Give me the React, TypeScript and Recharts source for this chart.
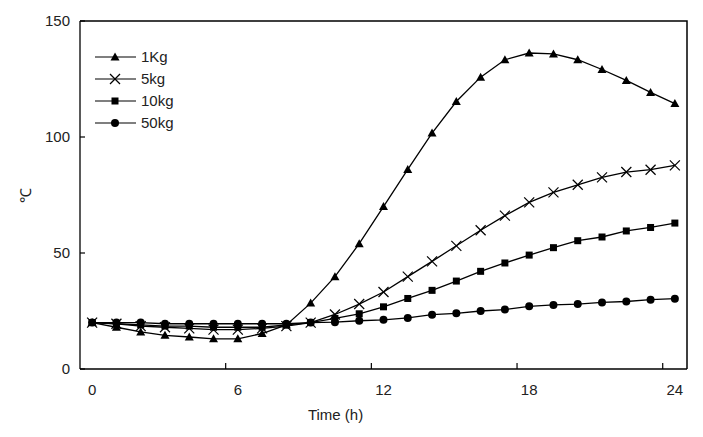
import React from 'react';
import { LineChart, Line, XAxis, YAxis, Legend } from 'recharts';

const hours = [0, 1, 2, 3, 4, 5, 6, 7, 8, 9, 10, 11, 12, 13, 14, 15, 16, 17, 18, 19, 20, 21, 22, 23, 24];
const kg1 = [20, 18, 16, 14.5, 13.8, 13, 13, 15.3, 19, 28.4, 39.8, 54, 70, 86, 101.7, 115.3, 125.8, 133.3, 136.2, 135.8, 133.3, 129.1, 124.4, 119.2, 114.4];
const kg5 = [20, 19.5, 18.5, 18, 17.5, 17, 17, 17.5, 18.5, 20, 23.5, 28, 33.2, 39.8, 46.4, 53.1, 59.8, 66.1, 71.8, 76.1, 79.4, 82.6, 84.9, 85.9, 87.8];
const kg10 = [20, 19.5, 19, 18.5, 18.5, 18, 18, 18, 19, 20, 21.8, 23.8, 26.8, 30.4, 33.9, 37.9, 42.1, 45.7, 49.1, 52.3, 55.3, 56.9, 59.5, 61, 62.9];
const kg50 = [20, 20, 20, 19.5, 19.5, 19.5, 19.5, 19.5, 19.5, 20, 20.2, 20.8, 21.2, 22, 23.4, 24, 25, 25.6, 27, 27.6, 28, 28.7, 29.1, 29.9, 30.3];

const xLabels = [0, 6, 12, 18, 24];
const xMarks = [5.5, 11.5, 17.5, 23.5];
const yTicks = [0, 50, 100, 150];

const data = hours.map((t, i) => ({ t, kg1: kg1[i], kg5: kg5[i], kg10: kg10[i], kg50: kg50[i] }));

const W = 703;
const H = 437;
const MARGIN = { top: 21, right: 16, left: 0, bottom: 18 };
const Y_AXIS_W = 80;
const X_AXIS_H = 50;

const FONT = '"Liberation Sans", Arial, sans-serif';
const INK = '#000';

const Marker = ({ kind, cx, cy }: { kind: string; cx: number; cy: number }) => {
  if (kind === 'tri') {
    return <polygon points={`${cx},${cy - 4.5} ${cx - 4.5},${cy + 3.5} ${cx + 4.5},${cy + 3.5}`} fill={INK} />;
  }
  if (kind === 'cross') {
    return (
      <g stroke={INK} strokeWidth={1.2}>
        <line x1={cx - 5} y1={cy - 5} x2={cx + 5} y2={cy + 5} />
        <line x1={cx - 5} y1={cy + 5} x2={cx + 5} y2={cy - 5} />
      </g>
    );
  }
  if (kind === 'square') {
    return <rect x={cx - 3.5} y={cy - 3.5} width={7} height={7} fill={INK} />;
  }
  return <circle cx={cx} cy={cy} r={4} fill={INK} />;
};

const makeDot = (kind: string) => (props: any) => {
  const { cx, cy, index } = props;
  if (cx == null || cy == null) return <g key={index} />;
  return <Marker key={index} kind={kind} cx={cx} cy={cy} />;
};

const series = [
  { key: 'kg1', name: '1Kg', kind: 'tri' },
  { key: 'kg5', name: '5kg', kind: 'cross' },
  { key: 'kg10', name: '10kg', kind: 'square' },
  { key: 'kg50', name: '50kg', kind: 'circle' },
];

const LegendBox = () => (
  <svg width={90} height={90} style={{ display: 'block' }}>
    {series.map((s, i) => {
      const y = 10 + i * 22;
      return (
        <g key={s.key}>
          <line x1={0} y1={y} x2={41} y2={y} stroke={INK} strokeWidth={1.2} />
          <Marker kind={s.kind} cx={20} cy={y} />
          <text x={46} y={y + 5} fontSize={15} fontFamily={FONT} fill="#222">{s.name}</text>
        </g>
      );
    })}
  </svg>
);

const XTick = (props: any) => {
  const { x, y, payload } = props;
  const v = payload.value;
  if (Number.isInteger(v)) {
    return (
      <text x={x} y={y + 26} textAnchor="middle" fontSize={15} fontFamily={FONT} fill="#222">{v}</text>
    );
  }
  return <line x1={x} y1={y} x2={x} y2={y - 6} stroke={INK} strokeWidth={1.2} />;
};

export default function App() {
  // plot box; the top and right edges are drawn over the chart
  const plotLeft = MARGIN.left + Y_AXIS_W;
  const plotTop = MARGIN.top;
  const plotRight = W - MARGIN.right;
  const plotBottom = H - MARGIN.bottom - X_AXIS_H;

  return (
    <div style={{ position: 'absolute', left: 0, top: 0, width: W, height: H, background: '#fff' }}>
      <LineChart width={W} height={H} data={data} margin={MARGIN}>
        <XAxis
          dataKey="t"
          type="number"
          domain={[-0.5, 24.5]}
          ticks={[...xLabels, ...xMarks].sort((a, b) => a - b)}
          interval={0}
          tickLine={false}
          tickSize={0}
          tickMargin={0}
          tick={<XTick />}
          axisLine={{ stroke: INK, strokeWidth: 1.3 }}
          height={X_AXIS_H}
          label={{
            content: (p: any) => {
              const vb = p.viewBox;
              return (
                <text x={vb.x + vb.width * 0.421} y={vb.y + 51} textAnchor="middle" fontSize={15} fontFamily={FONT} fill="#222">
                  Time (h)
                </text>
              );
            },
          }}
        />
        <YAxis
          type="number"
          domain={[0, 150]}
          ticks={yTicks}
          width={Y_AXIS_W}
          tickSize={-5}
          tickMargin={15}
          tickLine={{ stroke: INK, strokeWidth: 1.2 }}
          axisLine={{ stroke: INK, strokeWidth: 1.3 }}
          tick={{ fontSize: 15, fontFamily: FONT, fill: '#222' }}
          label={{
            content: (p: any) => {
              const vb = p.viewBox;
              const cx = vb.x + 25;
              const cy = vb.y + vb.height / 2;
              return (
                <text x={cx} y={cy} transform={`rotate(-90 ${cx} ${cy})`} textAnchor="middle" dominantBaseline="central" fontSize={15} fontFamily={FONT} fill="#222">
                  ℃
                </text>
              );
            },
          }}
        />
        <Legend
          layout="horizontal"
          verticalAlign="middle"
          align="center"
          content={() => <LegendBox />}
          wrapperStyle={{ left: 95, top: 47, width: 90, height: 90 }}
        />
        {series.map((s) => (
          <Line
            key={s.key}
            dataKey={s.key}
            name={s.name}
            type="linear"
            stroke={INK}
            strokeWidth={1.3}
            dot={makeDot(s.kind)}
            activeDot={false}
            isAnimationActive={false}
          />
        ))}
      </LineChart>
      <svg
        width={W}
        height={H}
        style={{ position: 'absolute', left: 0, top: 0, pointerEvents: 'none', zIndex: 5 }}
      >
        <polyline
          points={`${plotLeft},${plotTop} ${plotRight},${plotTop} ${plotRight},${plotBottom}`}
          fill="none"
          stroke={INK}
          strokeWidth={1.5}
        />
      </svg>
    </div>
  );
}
--- --- ---
WHAT IS NEEDED :: Leave out the pictures and output the rest of the material exactly as written.

FINISHED TASK ::
Give me the React, TypeScript and Recharts source for this chart.
import React from 'react';
import { LineChart, Line, XAxis, YAxis, Legend } from 'recharts';

const hours = [0, 1, 2, 3, 4, 5, 6, 7, 8, 9, 10, 11, 12, 13, 14, 15, 16, 17, 18, 19, 20, 21, 22, 23, 24];
const kg1 = [20, 18, 16, 14.5, 13.8, 13, 13, 15.3, 19, 28.4, 39.8, 54, 70, 86, 101.7, 115.3, 125.8, 133.3, 136.2, 135.8, 133.3, 129.1, 124.4, 119.2, 114.4];
const kg5 = [20, 19.5, 18.5, 18, 17.5, 17, 17, 17.5, 18.5, 20, 23.5, 28, 33.2, 39.8, 46.4, 53.1, 59.8, 66.1, 71.8, 76.1, 79.4, 82.6, 84.9, 85.9, 87.8];
const kg10 = [20, 19.5, 19, 18.5, 18.5, 18, 18, 18, 19, 20, 21.8, 23.8, 26.8, 30.4, 33.9, 37.9, 42.1, 45.7, 49.1, 52.3, 55.3, 56.9, 59.5, 61, 62.9];
const kg50 = [20, 20, 20, 19.5, 19.5, 19.5, 19.5, 19.5, 19.5, 20, 20.2, 20.8, 21.2, 22, 23.4, 24, 25, 25.6, 27, 27.6, 28, 28.7, 29.1, 29.9, 30.3];

const xLabels = [0, 6, 12, 18, 24];
const xMarks = [5.5, 11.5, 17.5, 23.5];
const yTicks = [0, 50, 100, 150];

const data = hours.map((t, i) => ({ t, kg1: kg1[i], kg5: kg5[i], kg10: kg10[i], kg50: kg50[i] }));

const W = 703;
const H = 437;
const MARGIN = { top: 21, right: 16, left: 0, bottom: 18 };
const Y_AXIS_W = 80;
const X_AXIS_H = 50;

const FONT = '"Liberation Sans", Arial, sans-serif';
const INK = '#000';

const Marker = ({ kind, cx, cy }: { kind: string; cx: number; cy: number }) => {
  if (kind === 'tri') {
    return <polygon points={`${cx},${cy - 4.5} ${cx - 4.5},${cy + 3.5} ${cx + 4.5},${cy + 3.5}`} fill={INK} />;
  }
  if (kind === 'cross') {
    return (
      <g stroke={INK} strokeWidth={1.2}>
        <line x1={cx - 5} y1={cy - 5} x2={cx + 5} y2={cy + 5} />
        <line x1={cx - 5} y1={cy + 5} x2={cx + 5} y2={cy - 5} />
      </g>
    );
  }
  if (kind === 'square') {
    return <rect x={cx - 3.5} y={cy - 3.5} width={7} height={7} fill={INK} />;
  }
  return <circle cx={cx} cy={cy} r={4} fill={INK} />;
};

const makeDot = (kind: string) => (props: any) => {
  const { cx, cy, index } = props;
  if (cx == null || cy == null) return <g key={index} />;
  return <Marker key={index} kind={kind} cx={cx} cy={cy} />;
};

const series = [
  { key: 'kg1', name: '1Kg', kind: 'tri' },
  { key: 'kg5', name: '5kg', kind: 'cross' },
  { key: 'kg10', name: '10kg', kind: 'square' },
  { key: 'kg50', name: '50kg', kind: 'circle' },
];

const LegendBox = () => (
  <svg width={90} height={90} style={{ display: 'block' }}>
    {series.map((s, i) => {
      const y = 10 + i * 22;
      return (
        <g key={s.key}>
          <line x1={0} y1={y} x2={41} y2={y} stroke={INK} strokeWidth={1.2} />
          <Marker kind={s.kind} cx={20} cy={y} />
          <text x={46} y={y + 5} fontSize={15} fontFamily={FONT} fill="#222">{s.name}</text>
        </g>
      );
    })}
  </svg>
);

const XTick = (props: any) => {
  const { x, y, payload } = props;
  const v = payload.value;
  if (Number.isInteger(v)) {
    return (
      <text x={x} y={y + 26} textAnchor="middle" fontSize={15} fontFamily={FONT} fill="#222">{v}</text>
    );
  }
  return <line x1={x} y1={y} x2={x} y2={y - 6} stroke={INK} strokeWidth={1.2} />;
};

export default function App() {
  // plot box; the top and right edges are drawn over the chart
  const plotLeft = MARGIN.left + Y_AXIS_W;
  const plotTop = MARGIN.top;
  const plotRight = W - MARGIN.right;
  const plotBottom = H - MARGIN.bottom - X_AXIS_H;

  return (
    <div style={{ position: 'absolute', left: 0, top: 0, width: W, height: H, background: '#fff' }}>
      <LineChart width={W} height={H} data={data} margin={MARGIN}>
        <XAxis
          dataKey="t"
          type="number"
          domain={[-0.5, 24.5]}
          ticks={[...xLabels, ...xMarks].sort((a, b) => a - b)}
          interval={0}
          tickLine={false}
          tickSize={0}
          tickMargin={0}
          tick={<XTick />}
          axisLine={{ stroke: INK, strokeWidth: 1.3 }}
          height={X_AXIS_H}
          label={{
            content: (p: any) => {
              const vb = p.viewBox;
              return (
                <text x={vb.x + vb.width * 0.421} y={vb.y + 51} textAnchor="middle" fontSize={15} fontFamily={FONT} fill="#222">
                  Time (h)
                </text>
              );
            },
          }}
        />
        <YAxis
          type="number"
          domain={[0, 150]}
          ticks={yTicks}
          width={Y_AXIS_W}
          tickSize={-5}
          tickMargin={15}
          tickLine={{ stroke: INK, strokeWidth: 1.2 }}
          axisLine={{ stroke: INK, strokeWidth: 1.3 }}
          tick={{ fontSize: 15, fontFamily: FONT, fill: '#222' }}
          label={{
            content: (p: any) => {
              const vb = p.viewBox;
              const cx = vb.x + 25;
              const cy = vb.y + vb.height / 2;
              return (
                <text x={cx} y={cy} transform={`rotate(-90 ${cx} ${cy})`} textAnchor="middle" dominantBaseline="central" fontSize={15} fontFamily={FONT} fill="#222">
                  ℃
                </text>
              );
            },
          }}
        />
        <Legend
          layout="horizontal"
          verticalAlign="middle"
          align="center"
          content={() => <LegendBox />}
          wrapperStyle={{ left: 95, top: 47, width: 90, height: 90 }}
        />
        {series.map((s) => (
          <Line
            key={s.key}
            dataKey={s.key}
            name={s.name}
            type="linear"
            stroke={INK}
            strokeWidth={1.3}
            dot={makeDot(s.kind)}
            activeDot={false}
            isAnimationActive={false}
          />
        ))}
      </LineChart>
      <svg
        width={W}
        height={H}
        style={{ position: 'absolute', left: 0, top: 0, pointerEvents: 'none', zIndex: 5 }}
      >
        <polyline
          points={`${plotLeft},${plotTop} ${plotRight},${plotTop} ${plotRight},${plotBottom}`}
          fill="none"
          stroke={INK}
          strokeWidth={1.5}
        />
      </svg>
    </div>
  );
}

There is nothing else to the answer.